Rsync copies the source(s) to the destination. If you pass *.pdf as sources, the shell expands this to the list of files with the .pdf extension in the current directory. No recursive traversal happens because you didn't pass any directory as a source.

So you need to run rsync -a ~/LaTeX/ ~/Output/, but with a filter to tell rsync to copy .pdf files only. Rsync's filter rules can seem daunting when you read the manual, but you can construct many examples with just a few simple rules.

  • Inclusions and exclusions:

    • Excluding files by name or by location is easy: --exclude=*~, --exclude=/some/relative/location (relative to the source argument, e.g. this excludes ~/LaTeX/some/relative/location).
    • If you only want to match a few files or locations, include them, include every directory leading to them (for example with --include=*/), then exclude the rest with --exclude='*'. This is because:
    • If you exclude a directory, this excludes everything below it. The excluded files won't be considered at all.
    • If you include a directory, this doesn't automatically include its contents. In recent versions, --include='directory/***' will do that.
    • For each file, the first matching rule applies (and anything never matched is included).
  • Patterns:

    • If a pattern doesn't contain a /, it applies to the file name sans directory.
    • If a pattern ends with /, it applies to directories only.
    • If a pattern starts with /, it applies to the whole path from the directory that was passed as an argument to rsync.
    • * any substring of a single directory component (i.e. never matches /); ** matches any path substring.
  • If a source argument ends with a /, its contents are copied (rsync -r a/ b creates b/foo for every a/foo). Otherwise the directory itself is copied (rsync -r a b creates b/a).


Thus here we need to include *.pdf, include directories containing them, and exclude everything else.

rsync -a --include='*.pdf' --include='*/' --exclude='*' ~/LaTeX/ ~/Output/

Note that this copies all directories, even the ones that contain no matching file or subdirectory containing one. This can be avoided with the --prune-empty-dirs option (it's not a universal solution since you then can't copy a directory even by matching it explicitly, but that's a rare requirement).

rsync -am --include='*.pdf' --include='*/' --exclude='*' ~/LaTeX/ ~/Output/

rsync -av --include="*/" --include="*.pdf" --exclude="*" ~/Latex/ ~/Output/ --dry-run

The default is to include everything, so you must explicitly exclude everything after including the files you want to transfer. Remove the --dry-run to actually transfer the files.

If you start off with:

--exclude '*' --include '*.pdf'

Then the greedy matching will exclude everything right off.

If you try:

--include '*.pdf' --exclude '*' 

Then only pdf files in the top level folder will be transferred. It won't follow any directories, since those are excluded by '*'.

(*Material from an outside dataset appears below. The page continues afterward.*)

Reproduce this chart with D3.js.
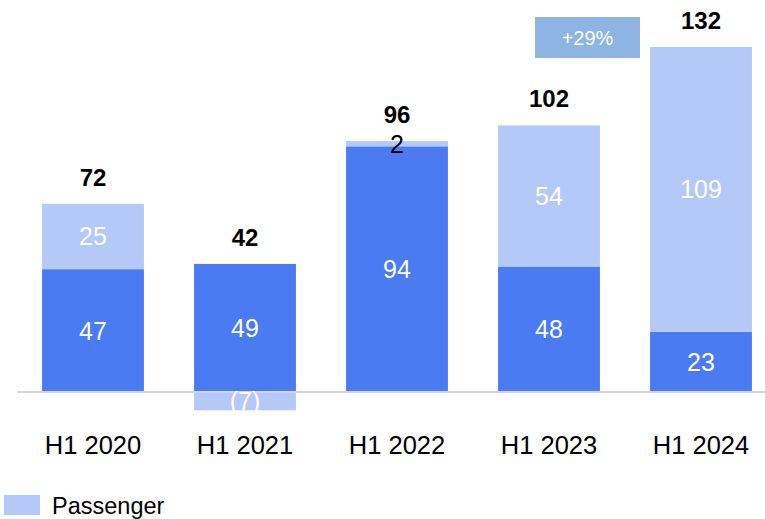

If you use a pattern like *.pdf, the shell “expands“ that pattern, i.e. it replaces the pattern with all matches in the current directory. The command you are running (in this case rsync) is unaware of the fact that you tried to use a pattern.

When you are using zsh, there is an easy solution, though: The ** pattern can be used to match folders recursively. Try this:

rsync -avn ~/LaTeX/**/*.pdf ~/Output/